• _GOAL OF THE EXERCISE_
Write out the material again exactly, please, and omit the pictures.

• _PROVIDED DATA_
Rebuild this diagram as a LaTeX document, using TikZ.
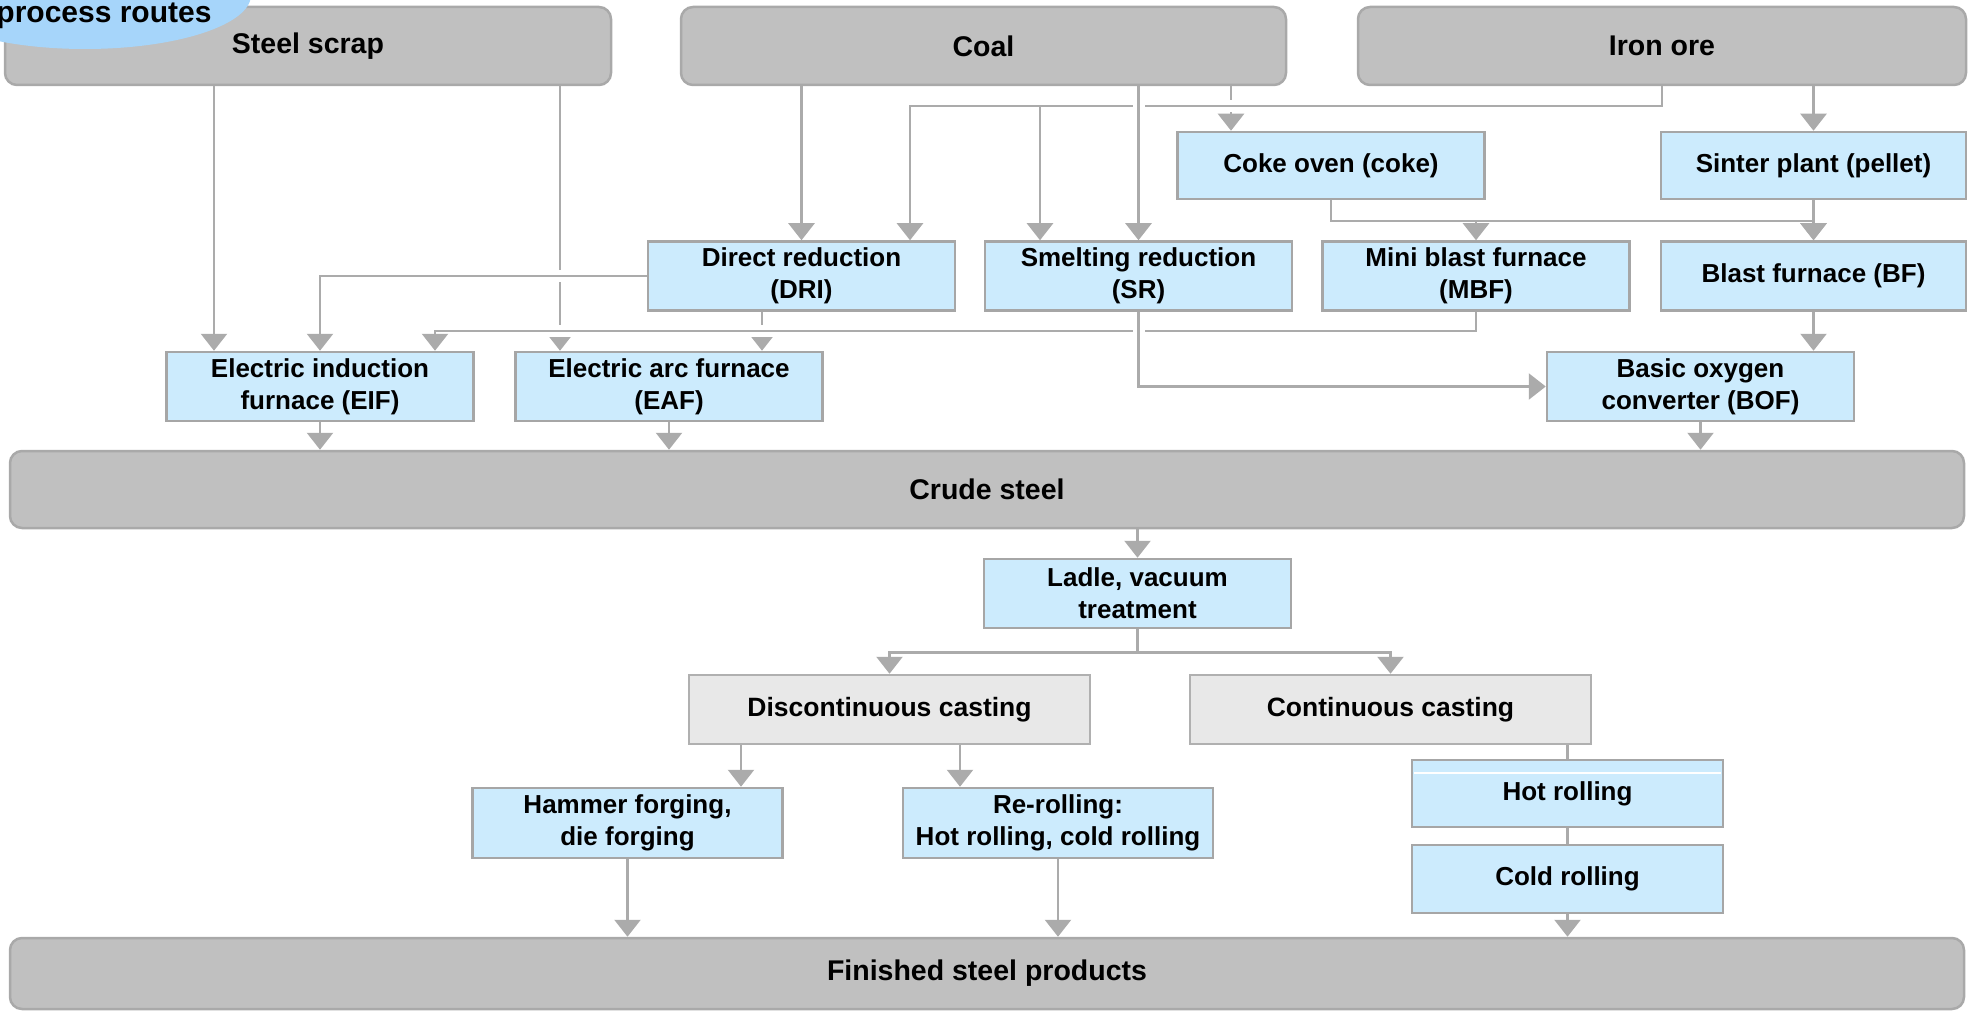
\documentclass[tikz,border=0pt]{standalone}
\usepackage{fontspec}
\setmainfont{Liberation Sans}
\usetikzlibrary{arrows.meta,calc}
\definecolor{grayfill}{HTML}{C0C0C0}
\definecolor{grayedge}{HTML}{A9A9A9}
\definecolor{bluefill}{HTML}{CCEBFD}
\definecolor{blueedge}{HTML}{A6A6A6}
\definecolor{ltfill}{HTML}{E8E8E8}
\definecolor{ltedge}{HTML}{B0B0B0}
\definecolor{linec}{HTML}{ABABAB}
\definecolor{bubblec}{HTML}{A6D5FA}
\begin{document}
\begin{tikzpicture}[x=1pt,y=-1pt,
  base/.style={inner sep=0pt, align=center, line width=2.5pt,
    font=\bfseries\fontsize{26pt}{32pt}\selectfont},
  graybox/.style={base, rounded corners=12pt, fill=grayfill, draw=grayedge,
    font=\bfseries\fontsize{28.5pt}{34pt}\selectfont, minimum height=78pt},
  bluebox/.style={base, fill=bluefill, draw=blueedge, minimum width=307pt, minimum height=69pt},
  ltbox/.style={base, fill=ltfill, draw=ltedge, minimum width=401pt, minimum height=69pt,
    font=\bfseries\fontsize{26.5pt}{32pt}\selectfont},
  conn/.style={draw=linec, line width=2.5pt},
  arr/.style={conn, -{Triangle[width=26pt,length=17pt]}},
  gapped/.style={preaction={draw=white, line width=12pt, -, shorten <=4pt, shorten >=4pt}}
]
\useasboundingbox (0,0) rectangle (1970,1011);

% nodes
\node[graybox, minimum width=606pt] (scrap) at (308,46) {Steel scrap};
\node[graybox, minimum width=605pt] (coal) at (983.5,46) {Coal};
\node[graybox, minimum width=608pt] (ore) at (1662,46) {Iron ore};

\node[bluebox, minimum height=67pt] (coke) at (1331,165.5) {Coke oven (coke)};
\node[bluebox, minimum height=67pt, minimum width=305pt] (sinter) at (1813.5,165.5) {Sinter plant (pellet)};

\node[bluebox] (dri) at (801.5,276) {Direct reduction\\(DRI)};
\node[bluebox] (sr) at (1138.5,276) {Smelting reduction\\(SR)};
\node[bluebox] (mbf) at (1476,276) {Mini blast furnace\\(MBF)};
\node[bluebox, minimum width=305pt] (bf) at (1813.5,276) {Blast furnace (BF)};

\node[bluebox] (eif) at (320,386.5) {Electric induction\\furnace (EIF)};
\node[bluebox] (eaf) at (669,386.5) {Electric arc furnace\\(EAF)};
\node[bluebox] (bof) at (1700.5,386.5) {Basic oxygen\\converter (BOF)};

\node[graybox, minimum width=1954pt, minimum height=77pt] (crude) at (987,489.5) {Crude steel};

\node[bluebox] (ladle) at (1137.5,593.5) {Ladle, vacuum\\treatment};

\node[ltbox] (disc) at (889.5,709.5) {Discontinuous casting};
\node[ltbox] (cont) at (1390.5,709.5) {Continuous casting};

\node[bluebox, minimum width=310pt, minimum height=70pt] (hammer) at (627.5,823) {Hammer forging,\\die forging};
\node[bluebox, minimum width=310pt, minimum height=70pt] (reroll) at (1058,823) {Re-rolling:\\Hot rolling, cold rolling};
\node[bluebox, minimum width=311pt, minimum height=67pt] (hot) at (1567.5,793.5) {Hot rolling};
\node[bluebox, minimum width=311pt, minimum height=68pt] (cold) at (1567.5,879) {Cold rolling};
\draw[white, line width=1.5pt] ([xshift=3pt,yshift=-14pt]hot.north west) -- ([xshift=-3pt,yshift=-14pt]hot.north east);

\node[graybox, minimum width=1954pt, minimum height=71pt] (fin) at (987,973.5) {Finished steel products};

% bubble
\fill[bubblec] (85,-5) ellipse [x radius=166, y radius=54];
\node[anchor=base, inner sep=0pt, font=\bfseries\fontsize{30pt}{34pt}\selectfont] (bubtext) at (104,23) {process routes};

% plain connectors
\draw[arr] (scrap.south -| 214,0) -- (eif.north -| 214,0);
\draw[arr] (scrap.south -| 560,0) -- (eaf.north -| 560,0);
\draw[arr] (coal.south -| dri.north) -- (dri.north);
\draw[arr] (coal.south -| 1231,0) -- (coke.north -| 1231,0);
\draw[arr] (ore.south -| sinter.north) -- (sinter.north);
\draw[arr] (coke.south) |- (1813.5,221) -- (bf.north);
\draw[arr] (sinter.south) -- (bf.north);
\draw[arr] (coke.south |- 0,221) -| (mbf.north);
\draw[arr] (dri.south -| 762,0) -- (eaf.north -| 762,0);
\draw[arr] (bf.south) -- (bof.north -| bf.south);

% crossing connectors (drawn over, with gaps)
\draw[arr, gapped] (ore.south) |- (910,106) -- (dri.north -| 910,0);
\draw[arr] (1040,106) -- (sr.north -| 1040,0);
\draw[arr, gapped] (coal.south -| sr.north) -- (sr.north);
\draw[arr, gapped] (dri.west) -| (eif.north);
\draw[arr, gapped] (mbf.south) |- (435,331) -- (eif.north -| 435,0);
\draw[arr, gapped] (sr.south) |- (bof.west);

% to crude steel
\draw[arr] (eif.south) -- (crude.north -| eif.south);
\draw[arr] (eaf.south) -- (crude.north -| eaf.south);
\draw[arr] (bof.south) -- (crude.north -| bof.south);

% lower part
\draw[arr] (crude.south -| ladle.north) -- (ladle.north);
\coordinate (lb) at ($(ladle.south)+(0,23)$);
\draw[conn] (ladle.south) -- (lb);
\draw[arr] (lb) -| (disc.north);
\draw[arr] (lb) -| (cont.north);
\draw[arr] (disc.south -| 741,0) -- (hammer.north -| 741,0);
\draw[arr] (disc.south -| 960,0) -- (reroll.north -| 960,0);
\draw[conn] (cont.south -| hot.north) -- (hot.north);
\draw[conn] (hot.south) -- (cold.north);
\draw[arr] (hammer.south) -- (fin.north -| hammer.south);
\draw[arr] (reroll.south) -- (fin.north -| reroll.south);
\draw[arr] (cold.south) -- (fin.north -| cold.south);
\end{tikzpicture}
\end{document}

• _FINISHED EXERCISE_
Rebuild this diagram as a LaTeX document, using TikZ.
\documentclass[tikz,border=0pt]{standalone}
\usepackage{fontspec}
\setmainfont{Liberation Sans}
\usetikzlibrary{arrows.meta,calc}
\definecolor{grayfill}{HTML}{C0C0C0}
\definecolor{grayedge}{HTML}{A9A9A9}
\definecolor{bluefill}{HTML}{CCEBFD}
\definecolor{blueedge}{HTML}{A6A6A6}
\definecolor{ltfill}{HTML}{E8E8E8}
\definecolor{ltedge}{HTML}{B0B0B0}
\definecolor{linec}{HTML}{ABABAB}
\definecolor{bubblec}{HTML}{A6D5FA}
\begin{document}
\begin{tikzpicture}[x=1pt,y=-1pt,
  base/.style={inner sep=0pt, align=center, line width=2.5pt,
    font=\bfseries\fontsize{26pt}{32pt}\selectfont},
  graybox/.style={base, rounded corners=12pt, fill=grayfill, draw=grayedge,
    font=\bfseries\fontsize{28.5pt}{34pt}\selectfont, minimum height=78pt},
  bluebox/.style={base, fill=bluefill, draw=blueedge, minimum width=307pt, minimum height=69pt},
  ltbox/.style={base, fill=ltfill, draw=ltedge, minimum width=401pt, minimum height=69pt,
    font=\bfseries\fontsize{26.5pt}{32pt}\selectfont},
  conn/.style={draw=linec, line width=2.5pt},
  arr/.style={conn, -{Triangle[width=26pt,length=17pt]}},
  gapped/.style={preaction={draw=white, line width=12pt, -, shorten <=4pt, shorten >=4pt}}
]
\useasboundingbox (0,0) rectangle (1970,1011);

% nodes
\node[graybox, minimum width=606pt] (scrap) at (308,46) {Steel scrap};
\node[graybox, minimum width=605pt] (coal) at (983.5,46) {Coal};
\node[graybox, minimum width=608pt] (ore) at (1662,46) {Iron ore};

\node[bluebox, minimum height=67pt] (coke) at (1331,165.5) {Coke oven (coke)};
\node[bluebox, minimum height=67pt, minimum width=305pt] (sinter) at (1813.5,165.5) {Sinter plant (pellet)};

\node[bluebox] (dri) at (801.5,276) {Direct reduction\\(DRI)};
\node[bluebox] (sr) at (1138.5,276) {Smelting reduction\\(SR)};
\node[bluebox] (mbf) at (1476,276) {Mini blast furnace\\(MBF)};
\node[bluebox, minimum width=305pt] (bf) at (1813.5,276) {Blast furnace (BF)};

\node[bluebox] (eif) at (320,386.5) {Electric induction\\furnace (EIF)};
\node[bluebox] (eaf) at (669,386.5) {Electric arc furnace\\(EAF)};
\node[bluebox] (bof) at (1700.5,386.5) {Basic oxygen\\converter (BOF)};

\node[graybox, minimum width=1954pt, minimum height=77pt] (crude) at (987,489.5) {Crude steel};

\node[bluebox] (ladle) at (1137.5,593.5) {Ladle, vacuum\\treatment};

\node[ltbox] (disc) at (889.5,709.5) {Discontinuous casting};
\node[ltbox] (cont) at (1390.5,709.5) {Continuous casting};

\node[bluebox, minimum width=310pt, minimum height=70pt] (hammer) at (627.5,823) {Hammer forging,\\die forging};
\node[bluebox, minimum width=310pt, minimum height=70pt] (reroll) at (1058,823) {Re-rolling:\\Hot rolling, cold rolling};
\node[bluebox, minimum width=311pt, minimum height=67pt] (hot) at (1567.5,793.5) {Hot rolling};
\node[bluebox, minimum width=311pt, minimum height=68pt] (cold) at (1567.5,879) {Cold rolling};
\draw[white, line width=1.5pt] ([xshift=3pt,yshift=-14pt]hot.north west) -- ([xshift=-3pt,yshift=-14pt]hot.north east);

\node[graybox, minimum width=1954pt, minimum height=71pt] (fin) at (987,973.5) {Finished steel products};

% bubble
\fill[bubblec] (85,-5) ellipse [x radius=166, y radius=54];
\node[anchor=base, inner sep=0pt, font=\bfseries\fontsize{30pt}{34pt}\selectfont] (bubtext) at (104,23) {process routes};

% plain connectors
\draw[arr] (scrap.south -| 214,0) -- (eif.north -| 214,0);
\draw[arr] (scrap.south -| 560,0) -- (eaf.north -| 560,0);
\draw[arr] (coal.south -| dri.north) -- (dri.north);
\draw[arr] (coal.south -| 1231,0) -- (coke.north -| 1231,0);
\draw[arr] (ore.south -| sinter.north) -- (sinter.north);
\draw[arr] (coke.south) |- (1813.5,221) -- (bf.north);
\draw[arr] (sinter.south) -- (bf.north);
\draw[arr] (coke.south |- 0,221) -| (mbf.north);
\draw[arr] (dri.south -| 762,0) -- (eaf.north -| 762,0);
\draw[arr] (bf.south) -- (bof.north -| bf.south);

% crossing connectors (drawn over, with gaps)
\draw[arr, gapped] (ore.south) |- (910,106) -- (dri.north -| 910,0);
\draw[arr] (1040,106) -- (sr.north -| 1040,0);
\draw[arr, gapped] (coal.south -| sr.north) -- (sr.north);
\draw[arr, gapped] (dri.west) -| (eif.north);
\draw[arr, gapped] (mbf.south) |- (435,331) -- (eif.north -| 435,0);
\draw[arr, gapped] (sr.south) |- (bof.west);

% to crude steel
\draw[arr] (eif.south) -- (crude.north -| eif.south);
\draw[arr] (eaf.south) -- (crude.north -| eaf.south);
\draw[arr] (bof.south) -- (crude.north -| bof.south);

% lower part
\draw[arr] (crude.south -| ladle.north) -- (ladle.north);
\coordinate (lb) at ($(ladle.south)+(0,23)$);
\draw[conn] (ladle.south) -- (lb);
\draw[arr] (lb) -| (disc.north);
\draw[arr] (lb) -| (cont.north);
\draw[arr] (disc.south -| 741,0) -- (hammer.north -| 741,0);
\draw[arr] (disc.south -| 960,0) -- (reroll.north -| 960,0);
\draw[conn] (cont.south -| hot.north) -- (hot.north);
\draw[conn] (hot.south) -- (cold.north);
\draw[arr] (hammer.south) -- (fin.north -| hammer.south);
\draw[arr] (reroll.south) -- (fin.north -| reroll.south);
\draw[arr] (cold.south) -- (fin.north -| cold.south);
\end{tikzpicture}
\end{document}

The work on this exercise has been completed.